After struggling to find their feet on 2015’s Node, pseudo-djent warriors Northlane have stunningly perfected their rebooted fusion of hyper-experimental prog rock and pit-churning metalcore. Instantly are guitars heavier and more restless – Josh Smith nails the rhythm section with temperate baritone riffage, but lead axeman Jon Deiley is downright f***ing remorseless with a 7-string. Mesmer offers the two a scopic canvas on which they wreak havoc: sepulchral bends flood the sullen “Intuition”, while “Fade” makes way for shimmering melodies and “Solar” shines with a wah-tinged groove.

In a lot of ways, Mesmer feels like a welcome step backwards in Northlane’s musical evolution – it keeps the soaring atmospheric soundscapes they explored on Node, but also reintroduces the cold and callous breakdowns that made 2013’s Singularity a bonafide metalcore classic. Too, cuts like “Veridian” and “Fade” dip into a louder, flashier alt-rock vibe that fits the band like a glove – it’s a cleaner sound than we’re used to, but never does that undercut their otherwise carnal shredding. Especially as they veer further into the arena scene, we can see these more energetic tracks forming the bulk of their live sets.
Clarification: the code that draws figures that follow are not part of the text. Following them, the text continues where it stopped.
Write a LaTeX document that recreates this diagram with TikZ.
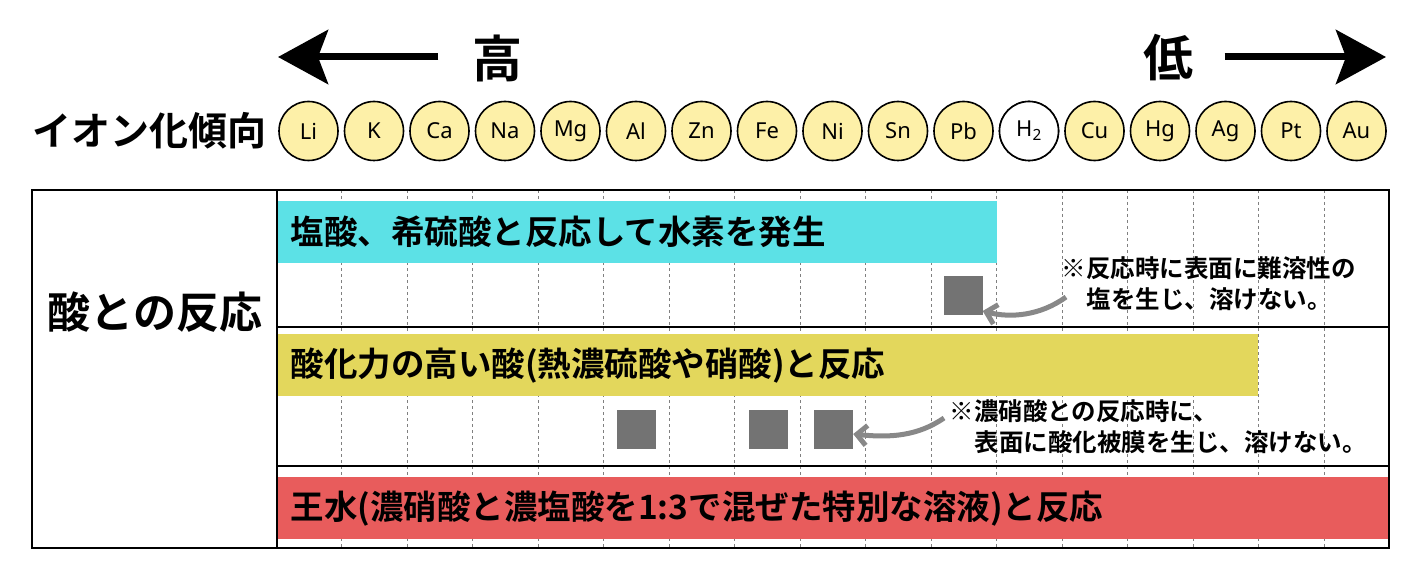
\documentclass[tikz,border=0pt]{standalone}
\usepackage{fontspec}
\setmainfont{Noto Sans}
\newfontfamily\jp{Noto Sans CJK JP Bold}
\newfontfamily\lat{Noto Sans}
\usetikzlibrary{arrows.meta}
\definecolor{circ}{HTML}{FDF0A8}
\definecolor{cy}{HTML}{5CE1E6}
\definecolor{yl}{HTML}{E3D75C}
\definecolor{rd}{HTML}{E85C5C}
\definecolor{sq}{HTML}{737373}
\begin{document}
\begin{tikzpicture}[x=1pt,y=-1pt,
 el/.style={circle,draw,line width=1.6pt,minimum size=59pt,inner sep=0,fill=circ,font=\lat\fontsize{22}{22}\selectfont},
 bar/.style={anchor=north west,inner sep=0,minimum height=62pt},
 bartxt/.style={anchor=west,font=\jp\fontsize{33.5}{33.5}\selectfont},
 sqb/.style={fill=sq,minimum size=39pt,inner sep=0},
 note/.style={font=\jp\fontsize{24.5}{31}\selectfont,align=left},
 garr/.style={draw=sq!85,line width=5pt,-{Straight Barb[length=10pt,width=20pt,line width=5pt]}}]
\useasboundingbox (0,0) rectangle (1419,580);
% header
\node[font=\jp\fontsize{50}{50}\selectfont] (hi) at (497,58) {高};
\node[font=\jp\fontsize{50}{50}\selectfont] (lo) at (1168,58) {低};
\coordinate (la) at (278,57); \coordinate (ra) at (1386,57);
\draw[line width=7pt,-{Stealth[length=50pt,width=54pt,inset=10pt]}] (hi.west)+(-30,-1) -- (la);
\draw[line width=7pt,-{Stealth[length=50pt,width=54pt,inset=10pt]}] (lo.east)+(28,-1) -- (ra);
\node[font=\jp\fontsize{39}{39}\selectfont,anchor=east] (ion) at (270,131) {イオン化傾向};
\foreach \e [count=\i from 0] in {Li,K,Ca,Na,Mg,Al,Zn,Fe,Ni,Sn,Pb,H,Cu,Hg,Ag,Pt,Au}{
  \node[el] (c\i) at (308.5+65.5*\i,131) {\e};
}
\node[el,fill=white] at (c11) {H\textsubscript{2}};
% table
\coordinate (tl) at (32,190); \coordinate (br) at (1389,548);
\foreach \k in {0,...,15} \draw[dashed,gray,line width=1pt] (341.5+65.5*\k,190) -- (341.5+65.5*\k,548);
\node[bar,fill=cy,minimum width=719pt] (b1) at (278,201) {};
\node[bar,fill=yl,minimum width=980pt] (b2) at (278,334) {};
\node[bar,fill=rd,minimum width=1111pt] (b3) at (278,477) {};
\node[bartxt] at ([xshift=9pt]b1.west) {塩酸、希硫酸と反応して水素を発生};
\node[bartxt] at ([xshift=9pt]b2.west) {酸化力の高い酸(熱濃硫酸や硝酸)と反応};
\node[bartxt] at ([xshift=9pt]b3.west) {王水(濃硝酸と濃塩酸を1:3で混ぜた特別な溶液)と反応};
\draw[line width=1.4pt] (tl) rectangle (br);
\draw[line width=1.4pt] (277,190) -- (277,548);
\draw[line width=1.2pt] (277,327) -- (1389,327);
\draw[line width=1.2pt] (277,466) -- (1389,466);
\node[font=\jp\fontsize{43}{43}\selectfont] (acid) at (155,312) {酸との反応};
% squares
\node[sqb] (s1) at (963,295) {};
\node[sqb] (s2) at (636.5,429.5) {};
\node[sqb] (s3) at (768,429.5) {};
\node[sqb] (s4) at (833.5,429.5) {};
\node[note,anchor=north west] (n1) at (1058,253) {※反応時に表面に難溶性の\\\hspace{25pt}塩を生じ、溶けない。};
\node[note,anchor=north west] (n2) at (946,396) {※濃硝酸との反応時に、\\\hspace{25pt}表面に酸化被膜を生じ、溶けない。};
\coordinate (a1) at (1066,297);
\coordinate (a2) at (944,418);
\draw[garr] (a1) .. controls (1040,316) and (1010,318) .. (s1.east|-0,311);
\draw[garr] (a2) .. controls (918,436) and (890,438) .. (s4.east|-0,434);
\end{tikzpicture}
\end{document}
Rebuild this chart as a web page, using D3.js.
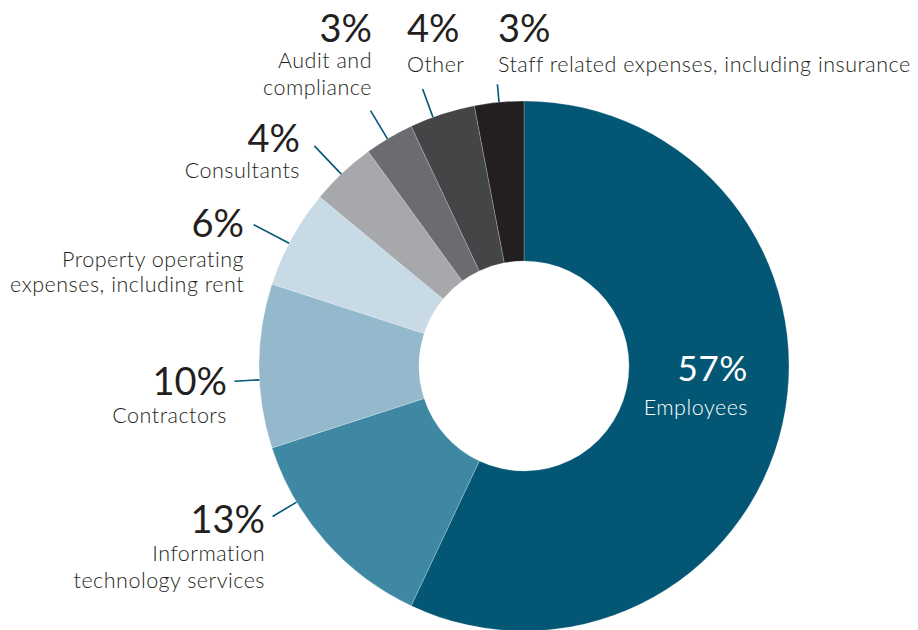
<!DOCTYPE html>
<html>
<head>
<meta charset="utf-8">
<script src="https://cdn.jsdelivr.net/npm/d3@7"></script>
<style>
  html, body { margin: 0; padding: 0; background: #ffffff; }
  svg { display: block; }
  text { font-family: "Lato", "Open Sans", sans-serif; }
</style>
</head>
<body>
<svg id="chart" width="918" height="630"></svg>
<script>
// Operating expenditure split (percent of total), clockwise from 12 o'clock
const categories = [
  "Employees",
  "Information technology services",
  "Contractors",
  "Property operating expenses, including rent",
  "Consultants",
  "Audit and compliance",
  "Other",
  "Staff related expenses, including insurance"
];
const shares = [57, 13, 10, 6, 4, 3, 4, 3];
const sliceColors = ["#035774", "#3f88a3", "#94b8cc", "#c7dae6", "#a7a8ab", "#6b6c70", "#444547", "#231f20"];

// How each category name is broken across lines
const nameLines = [
  ["Employees"],
  ["Information", "technology services"],
  ["Contractors"],
  ["Property operating", "expenses, including rent"],
  ["Consultants"],
  ["Audit and", "compliance"],
  ["Other"],
  ["Staff related expenses, including insurance"]
];

// Label placement: anchor x, baseline of the percentage, baselines of the name lines,
// leader angle (degrees clockwise from top) and leader length
const labelLayout = [
  { x: 748, anchor: "end",   pctY: 381, nameY: [415],      inside: true },
  { x: 265, anchor: "end",   pctY: 533, nameY: [561, 588], leaderDeg: 239.1, leaderLen: 28 },
  { x: 227, anchor: "end",   pctY: 395, nameY: [423],      leaderDeg: 267.0, leaderLen: 25 },
  { x: 244, anchor: "end",   pctY: 237, nameY: [267, 292], leaderDeg: 297.6, leaderLen: 40 },
  { x: 300, anchor: "end",   pctY: 152, nameY: [178],      leaderDeg: 316.4, leaderLen: 39 },
  { x: 372, anchor: "end",   pctY: 42,  nameY: [68, 95],   leaderDeg: 329.0, leaderLen: 33 },
  { x: 407, anchor: "start", pctY: 42,  nameY: [72],       leaderDeg: 339.9, leaderLen: 30 },
  { x: 498, anchor: "start", pctY: 42,  nameY: [72],       leaderDeg: 354.6, leaderLen: 18 }
];

const cx = 524, cy = 366;
const outerR = 265, innerR = 105;
const textColor = "#231f20";
const leaderColor = "#035774";

const svg = d3.select("#chart");

const data = categories.map((c, i) => ({ name: c, value: shares[i], color: sliceColors[i], lines: nameLines[i], layout: labelLayout[i] }));

const pie = d3.pie()
  .value(d => d.value)
  .sort(null)
  .startAngle(0)
  .endAngle(2 * Math.PI);

const arc = d3.arc().innerRadius(innerR).outerRadius(outerR);

const g = svg.append("g").attr("transform", `translate(${cx},${cy})`);

g.selectAll("path.slice")
  .data(pie(data))
  .join("path")
  .attr("class", "slice")
  .attr("d", arc)
  .attr("fill", d => d.data.color)
  .attr("stroke", "#ffffff")
  .attr("stroke-width", 0.5)
  .attr("stroke-opacity", 0.45);

// Leader lines, radial from the outer edge
const outside = data.filter(d => !d.layout.inside);
svg.selectAll("line.leader")
  .data(outside)
  .join("line")
  .attr("class", "leader")
  .each(function (d) {
    const a = d.layout.leaderDeg * Math.PI / 180;
    const p0 = d3.pointRadial(a, outerR);
    const p1 = d3.pointRadial(a, outerR + d.layout.leaderLen);
    d3.select(this)
      .attr("x1", cx + p0[0]).attr("y1", cy + p0[1])
      .attr("x2", cx + p1[0]).attr("y2", cy + p1[1]);
  })
  .attr("stroke", leaderColor)
  .attr("stroke-width", 1.6);

// Labels
const labels = svg.selectAll("g.label")
  .data(data)
  .join("g")
  .attr("class", "label");

labels.append("text")
  .attr("x", d => d.layout.x)
  .attr("y", d => d.layout.pctY)
  .attr("text-anchor", d => d.layout.anchor)
  .attr("fill", d => d.layout.inside ? "#ffffff" : textColor)
  .attr("font-size", d => d.layout.inside ? 35 : 38)
  .attr("letter-spacing", d => d.layout.inside ? 0.6 : 0)
  .attr("font-weight", 400)
  .text(d => d.value + "%");

labels.each(function (d) {
  const sel = d3.select(this);
  d.lines.forEach((line, j) => {
    sel.append("text")
      .attr("x", d.layout.x)
      .attr("y", d.layout.nameY[j])
      .attr("text-anchor", d.layout.anchor)
      .attr("fill", d.layout.inside ? "#ffffff" : textColor)
      .attr("font-size", 21.5)
      .attr("letter-spacing", 0.5)
      .attr("font-weight", 300)
      .text(line);
  });
});
</script>
</body>
</html>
To that end, it’s worth staying put if Mesmer doesn’t get your heart racing at first: the band unwind more as the LP progresses, as if to gradually steer the listener down a rabbit hole of better and more interesting songs. It’s a first half marred by mundane and monotonous jams made up for effortlessly by a second half that expands upon everything Northlane have showcased in a storied half-decade. Aided by delicate synths and crisp, dynamic production (courtesy of genre icon David Bendeth), Mesmer presents the most confident, enthusiastic and, powerfully so, deafening Northlane yet.